GIVEN REQUEST => Retype every line from the start of the entries below down to the line with "from matplotlib.ticker import FuncFormatter", both ends included; skip the pictures.

RECORDS SHOWN =>
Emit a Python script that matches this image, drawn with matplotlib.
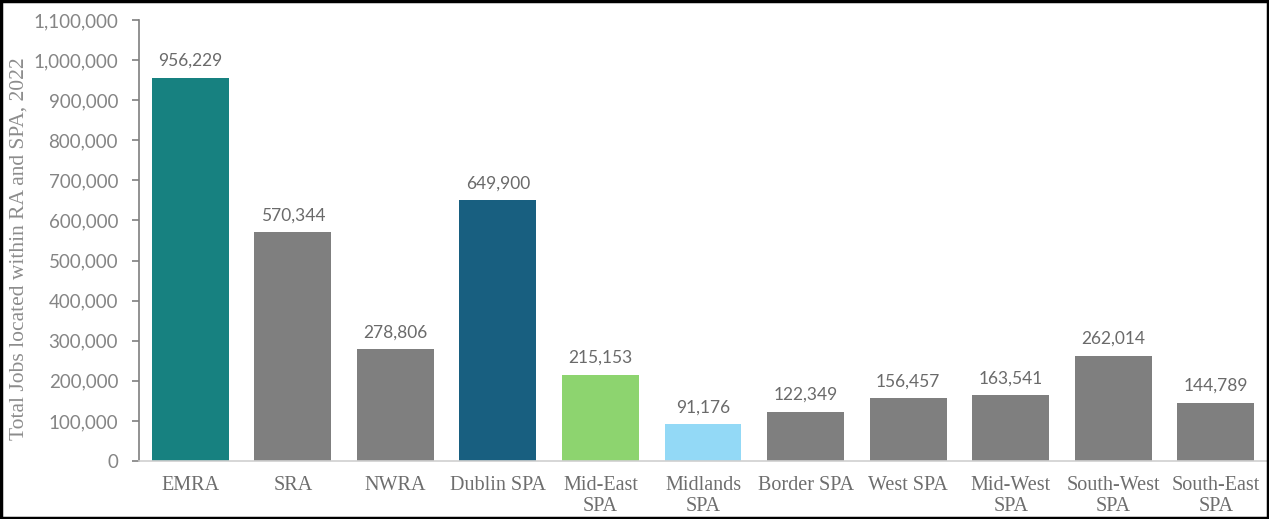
import matplotlib.pyplot as plt
from matplotlib.patches import Rectangle
from matplotlib.ticker import FuncFormatter

categories = ['EMRA', 'SRA', 'NWRA', 'Dublin SPA', 'Mid-East\nSPA', 'Midlands\nSPA',
              'Border SPA', 'West SPA', 'Mid-West\nSPA', 'South-West\nSPA', 'South-East\nSPA']
jobs = [956229, 570344, 278806, 649900, 215153, 91176, 122349, 156457, 163541, 262014, 144789]
colors = ['#178180', '#7f7f7f', '#7f7f7f', '#185f80', '#8dd46f', '#93d9f6',
          '#7f7f7f', '#7f7f7f', '#7f7f7f', '#7f7f7f', '#7f7f7f']

num_font = 'Lato'
lab_font = 'Liberation Serif'

fig = plt.figure(figsize=(12.69, 5.19), dpi=100)
ax = fig.add_axes([0.1095, 0.1118, 0.889, 0.8497])

x = range(len(categories))
bars = ax.bar(x, jobs, width=0.75, color=colors)

for b, v in zip(bars, jobs):
    ax.text(b.get_x() + b.get_width() / 2, v + 22000, f'{v:,}', ha='center', va='bottom',
            fontsize=12.5, color='#6a6a6a', family=num_font)

ax.set_xlim(-0.5, len(categories) - 0.5)
ax.set_ylim(0, 1100000)
ax.set_yticks(range(0, 1100001, 100000))
ax.yaxis.set_major_formatter(FuncFormatter(lambda v, p: f'{int(v):,}'))
ax.set_xticks(list(x))
ax.set_xticklabels(categories, family=lab_font, fontsize=14.5, color='#6e6e6e', linespacing=1.15)
for t in ax.get_yticklabels():
    t.set_family(num_font)
    t.set_fontsize(13.5)
    t.set_color('#858585')

ax.tick_params(axis='x', length=0, pad=11)
ax.tick_params(axis='y', length=5, width=1.2, color='#7f7f7f', pad=10)
ax.spines['top'].set_visible(False)
ax.spines['right'].set_visible(False)
ax.spines['left'].set_color('#7f7f7f')
ax.spines['left'].set_linewidth(1.2)
ax.spines['bottom'].set_color('#d0d0d0')
ax.spines['bottom'].set_linewidth(1.2)

fig.text(0.015, 0.52, 'Total Jobs located within RA and SPA, 2022', rotation=90,
         ha='center', va='center', fontsize=15.5, color='#8c8c8c', family=lab_font)

fig.patches.append(Rectangle((0.001, 0.002), 0.998, 0.996, transform=fig.transFigure,
                             fill=False, edgecolor='black', linewidth=2.5))

fig.savefig('out.png', dpi=100)
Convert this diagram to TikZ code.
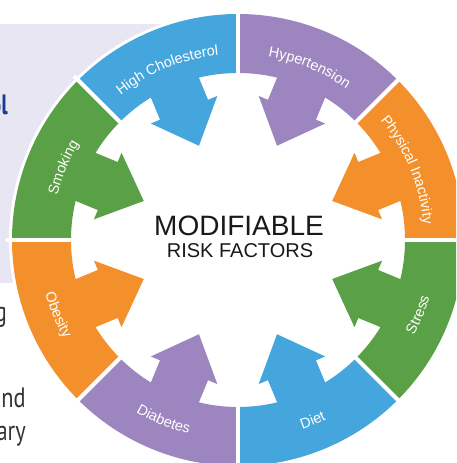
\documentclass[tikz,border=0pt]{standalone}
\usepackage{fontspec}
\setmainfont{Liberation Sans}
\newfontfamily\narrowfont{PT Sans}
\usetikzlibrary{decorations.text}

\definecolor{riskblue}{HTML}{45A6DD}
\definecolor{riskpurple}{HTML}{9D86BF}
\definecolor{riskorange}{HTML}{F4902B}
\definecolor{riskgreen}{HTML}{5AA047}
\definecolor{panelbg}{HTML}{E8E6F3}
\definecolor{headblue}{HTML}{1B3A8E}
\definecolor{bodygray}{HTML}{333333}

% white label font on the ring
\newcommand\segfont{\fontsize{14.5}{14.5}\selectfont\color{white}}
% label along an arc, upper half (letters point outwards)
\newcommand\seglabeltop[2]{%
  \path[decorate, decoration={text along path, text={|\segfont|#2}, text align=center}]
    (#1+21:186) arc[start angle=#1+21, end angle=#1-21, radius=186];}
% label along an arc, lower half (letters point inwards)
\newcommand\seglabelbot[2]{%
  \path[decorate, decoration={text along path, text={|\segfont|#2}, text align=center}]
    (#1-21:200) arc[start angle=#1-21, end angle=#1+21, radius=200];}

\begin{document}
\begin{tikzpicture}[x=1pt, y=1pt,
  fragment/.style={anchor=base east, inner sep=0pt, font=\narrowfont\fontsize{28}{28}\selectfont},
  titletext/.style={anchor=base, inner sep=0pt, text=black!90}]

\path[use as bounding box, clip] (-238,-223) rectangle (218,240);

% background panel with the cut-off page text
\fill[panelbg] (-238,-43) rectangle (2,216);
\node[fragment, text=headblue, font=\narrowfont\bfseries\fontsize{28}{28}\selectfont] (headfrag) at (-230,125) {\scalebox{0.78}[1]{ol}};
\node[fragment, text=bodygray] (linea) at (-231,-81) {\scalebox{0.8}[1]{g}};
\node[fragment, text=bodygray] (lineb) at (-212,-167) {\scalebox{0.8}[1]{nd}};
\node[fragment, text=bodygray] (linec) at (-212,-200) {\scalebox{0.8}[1]{ary}};

% white rim
\fill[white] (0,0) circle[radius=229];

% ring sectors, each with an inward arrow on its bisector
\foreach \a/\c in {0/riskorange, 45/riskpurple, 90/riskblue, 135/riskgreen,
                   180/riskorange, 225/riskpurple, 270/riskblue, 315/riskgreen}{
  \pgfmathsetmacro\b{\a+45}
  \pgfmathsetmacro\m{\a+22.5}
  \fill[\c] (\a:226) arc[start angle=\a, end angle=\b, radius=226]
     -- (\b:167) arc[start angle=\b, end angle=\a, radius=167] -- cycle;
  \fill[\c, rotate=\m] (175,-26) -- (141,-26) -- (141,-36) -- (102,0)
     -- (141,36) -- (141,26) -- (175,26) -- cycle;
}

% white gaps between sectors
\foreach \a in {0,45,...,315}
  \draw[white, line width=4] (\a:165) -- (\a:232);

% labels
\seglabeltop{22.5}{Physical Inactivity}
\seglabeltop{67.5}{Hypertension}
\seglabeltop{112.5}{High Cholesterol}
\seglabeltop{157.5}{Smoking}
\seglabelbot{202.5}{Obesity}
\seglabelbot{247.5}{Diabetes}
\seglabelbot{292.5}{Diet}
\seglabelbot{337.5}{Stress}

% centre title
\node[titletext, font=\fontsize{28}{28}\selectfont] (title) at (1,5) {MODIFIABLE};
\node[titletext, font=\fontsize{20}{20}\selectfont] (subtitle) at (2,-17) {RISK FACTORS};

\end{tikzpicture}
\end{document}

RESPONSE FOR THIS EXERCISE =>
Emit a Python script that matches this image, drawn with matplotlib.
import matplotlib.pyplot as plt
from matplotlib.patches import Rectangle
from matplotlib.ticker import FuncFormatter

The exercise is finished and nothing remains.